*Task brief:* Word for word, copy all the data and drop the pictures.

-*-

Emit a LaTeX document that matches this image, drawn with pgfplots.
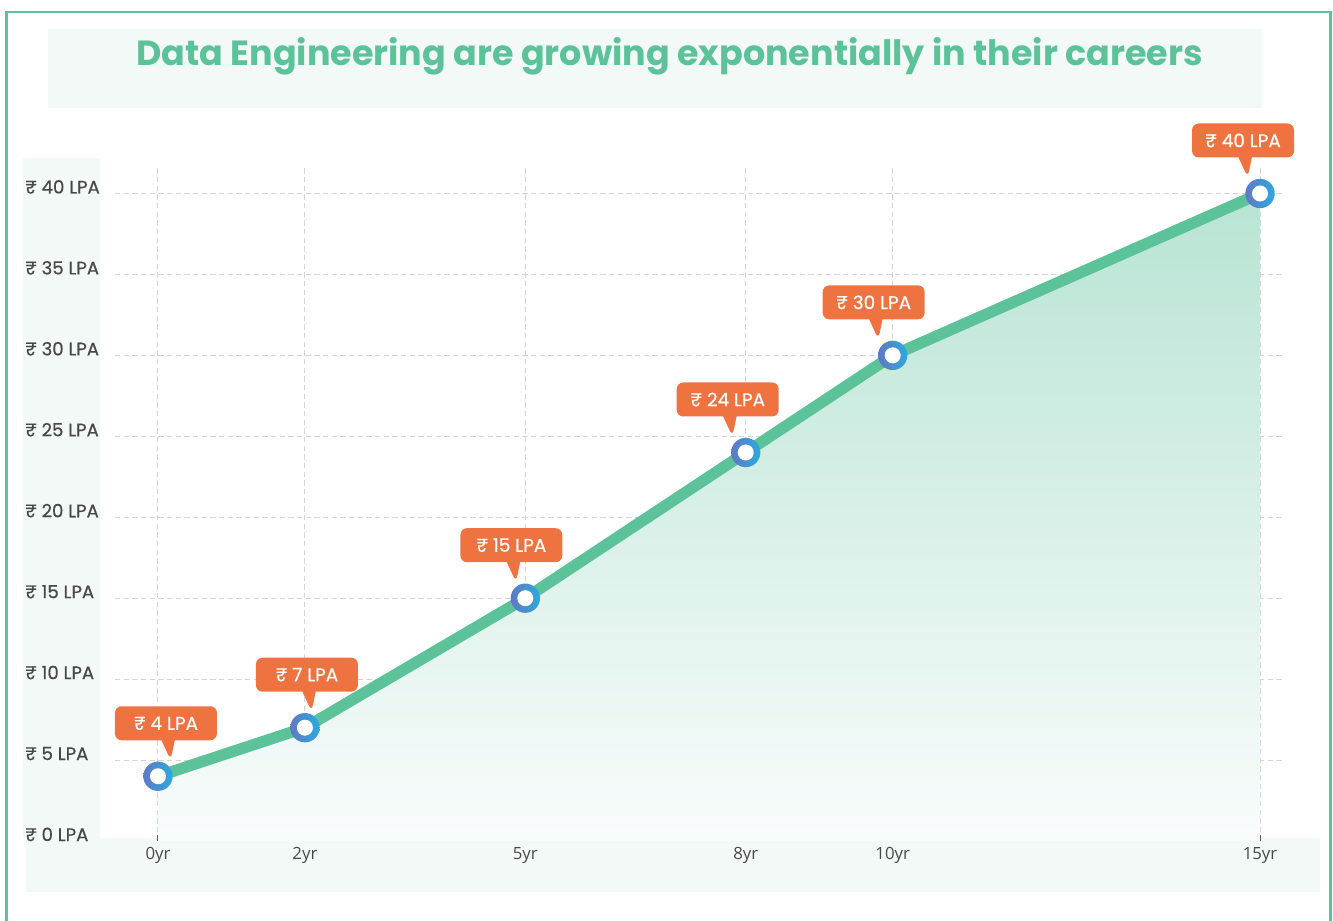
\documentclass[border=0pt]{standalone}
\usepackage{pgfplots}
\pgfplotsset{compat=1.18}
\usepackage{pgfplotstable}
\usetikzlibrary{shapes.callouts}
\usepackage{fontspec}
\setmainfont{Poppins}
\newfontfamily\popmed{Poppins}[FakeBold=0.5]
\newfontfamily\opensans{Open Sans}
\definecolor{brand}{RGB}{92,194,154}
\definecolor{bandbg}{RGB}{243,249,247}
\definecolor{callout}{RGB}{239,115,64}
\definecolor{ringL}{RGB}{96,120,196}
\definecolor{ringR}{RGB}{44,170,222}
\definecolor{areaT}{RGB}{184,228,212}
\definecolor{areaB}{RGB}{249,252,252}
\definecolor{gridc}{RGB}{212,212,212}
\definecolor{labc}{RGB}{72,72,72}

\pgfdeclarehorizontalshading{ringshade}{100bp}{color(0bp)=(ringL); color(25bp)=(ringL); color(75bp)=(ringR); color(100bp)=(ringR)}
\pgfdeclareplotmark{ring}{%
  \pgfpathcircle{\pgfpointorigin}{11pt}%
  \pgfshadepath{ringshade}{0}%
  \pgfusepath{}%
  \pgfpathcircle{\pgfpointorigin}{6pt}%
  \pgfsetfillcolor{white}%
  \pgfusepath{fill}}

\pgfplotstableread{
x y dx
0 4 6
2 7 1.5
5 15 -10.5
8 24 -13.5
10 30 -14.25
15 40 -12.75
}\datatable

\begin{document}
\begin{tikzpicture}
\useasboundingbox (0pt,0pt) rectangle (999.75pt,-690pt);
\begin{scope}[x=0.75pt,y=-0.75pt]
  \draw[brand, line width=1.8pt] (6.5,930) -- (6.5,12) -- (1330.5,12) -- (1330.5,930);
  \fill[bandbg] (48,29) rectangle (1262,108);
  \fill[bandbg] (23,158) rectangle (100,838);
  \fill[bandbg] (26,838) rectangle (1320,892);
  \node[anchor=base, text=brand, font=\fontsize{26.2}{30}\selectfont\bfseries, inner sep=0pt] at (669.5,66) {Data Engineering are growing exponentially in their careers};
\end{scope}
\begin{axis}[
  at={(86.25pt,-630.75pt)}, anchor=south west,
  scale only axis, width=877.5pt, height=507pt,
  xmin=-0.585, xmax=15.34, ymin=0, ymax=41.76,
  clip=false,
  axis line style={draw=none},
  xtick={0,2,5,8,10,15},
  ytick={5,10,...,40},
  extra y ticks={0}, extra y tick style={grid=none},
  grid=major,
  major grid style={gridc, dash pattern=on 4pt off 2.5pt, line width=0.75pt},
  xtick pos=bottom, ytick pos=left,
  tick align=inside,
  major tick length=4.5pt,
  xtick style={draw=black!75, line width=1.2pt},
  ytick style={draw=none},
  /pgf/number format/assume math mode=true,
  yticklabel={₹ \pgfmathprintnumber{\tick} LPA},
  yticklabel style={anchor=base west, inner sep=0pt, xshift=-67.5pt, font=\popmed\fontsize{13.6}{15}\selectfont, text=labc},
  xticklabel={\pgfmathprintnumber{\tick}yr},
  xticklabel style={font=\opensans\fontsize{12.6}{14}\selectfont, text=labc, yshift=-1pt},
]
\addplot[draw=none, top color=areaT, bottom color=areaB, forget plot] table[x=x,y=y]{\datatable} \closedcycle;
\addplot[brand, line width=8.5pt, line join=round, mark=ring,
  point meta=y,
  visualization depends on={\thisrow{dx} \as \dx},
  nodes near coords={₹ \pgfmathprintnumber{\pgfplotspointmeta} LPA},
  nodes near coords style={shape=rectangle callout, fill=callout, draw=none, text=white,
    anchor=center, minimum width=76.5pt, minimum height=25.5pt, rounded corners=5pt,
    callout relative pointer={(1.9pt,-15pt)}, callout pointer width=10pt,
    xshift=\dx pt, yshift=39.75pt, inner sep=0pt,
    font=\popmed\fontsize{13.8}{15}\selectfont},
] table[x=x,y=y]{\datatable};
\end{axis}
\end{tikzpicture}
\end{document}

-*-

*Task response:*
Emit a LaTeX document that matches this image, drawn with pgfplots.
\documentclass[border=0pt]{standalone}
\usepackage{pgfplots}
\pgfplotsset{compat=1.18}
\usepackage{pgfplotstable}
\usetikzlibrary{shapes.callouts}
\usepackage{fontspec}
\setmainfont{Poppins}
\newfontfamily\popmed{Poppins}[FakeBold=0.5]
\newfontfamily\opensans{Open Sans}
\definecolor{brand}{RGB}{92,194,154}
\definecolor{bandbg}{RGB}{243,249,247}
\definecolor{callout}{RGB}{239,115,64}
\definecolor{ringL}{RGB}{96,120,196}
\definecolor{ringR}{RGB}{44,170,222}
\definecolor{areaT}{RGB}{184,228,212}
\definecolor{areaB}{RGB}{249,252,252}
\definecolor{gridc}{RGB}{212,212,212}
\definecolor{labc}{RGB}{72,72,72}

\pgfdeclarehorizontalshading{ringshade}{100bp}{color(0bp)=(ringL); color(25bp)=(ringL); color(75bp)=(ringR); color(100bp)=(ringR)}
\pgfdeclareplotmark{ring}{%
  \pgfpathcircle{\pgfpointorigin}{11pt}%
  \pgfshadepath{ringshade}{0}%
  \pgfusepath{}%
  \pgfpathcircle{\pgfpointorigin}{6pt}%
  \pgfsetfillcolor{white}%
  \pgfusepath{fill}}

\pgfplotstableread{
x y dx
0 4 6
2 7 1.5
5 15 -10.5
8 24 -13.5
10 30 -14.25
15 40 -12.75
}\datatable

\begin{document}
\begin{tikzpicture}
\useasboundingbox (0pt,0pt) rectangle (999.75pt,-690pt);
\begin{scope}[x=0.75pt,y=-0.75pt]
  \draw[brand, line width=1.8pt] (6.5,930) -- (6.5,12) -- (1330.5,12) -- (1330.5,930);
  \fill[bandbg] (48,29) rectangle (1262,108);
  \fill[bandbg] (23,158) rectangle (100,838);
  \fill[bandbg] (26,838) rectangle (1320,892);
  \node[anchor=base, text=brand, font=\fontsize{26.2}{30}\selectfont\bfseries, inner sep=0pt] at (669.5,66) {Data Engineering are growing exponentially in their careers};
\end{scope}
\begin{axis}[
  at={(86.25pt,-630.75pt)}, anchor=south west,
  scale only axis, width=877.5pt, height=507pt,
  xmin=-0.585, xmax=15.34, ymin=0, ymax=41.76,
  clip=false,
  axis line style={draw=none},
  xtick={0,2,5,8,10,15},
  ytick={5,10,...,40},
  extra y ticks={0}, extra y tick style={grid=none},
  grid=major,
  major grid style={gridc, dash pattern=on 4pt off 2.5pt, line width=0.75pt},
  xtick pos=bottom, ytick pos=left,
  tick align=inside,
  major tick length=4.5pt,
  xtick style={draw=black!75, line width=1.2pt},
  ytick style={draw=none},
  /pgf/number format/assume math mode=true,
  yticklabel={₹ \pgfmathprintnumber{\tick} LPA},
  yticklabel style={anchor=base west, inner sep=0pt, xshift=-67.5pt, font=\popmed\fontsize{13.6}{15}\selectfont, text=labc},
  xticklabel={\pgfmathprintnumber{\tick}yr},
  xticklabel style={font=\opensans\fontsize{12.6}{14}\selectfont, text=labc, yshift=-1pt},
]
\addplot[draw=none, top color=areaT, bottom color=areaB, forget plot] table[x=x,y=y]{\datatable} \closedcycle;
\addplot[brand, line width=8.5pt, line join=round, mark=ring,
  point meta=y,
  visualization depends on={\thisrow{dx} \as \dx},
  nodes near coords={₹ \pgfmathprintnumber{\pgfplotspointmeta} LPA},
  nodes near coords style={shape=rectangle callout, fill=callout, draw=none, text=white,
    anchor=center, minimum width=76.5pt, minimum height=25.5pt, rounded corners=5pt,
    callout relative pointer={(1.9pt,-15pt)}, callout pointer width=10pt,
    xshift=\dx pt, yshift=39.75pt, inner sep=0pt,
    font=\popmed\fontsize{13.8}{15}\selectfont},
] table[x=x,y=y]{\datatable};
\end{axis}
\end{tikzpicture}
\end{document}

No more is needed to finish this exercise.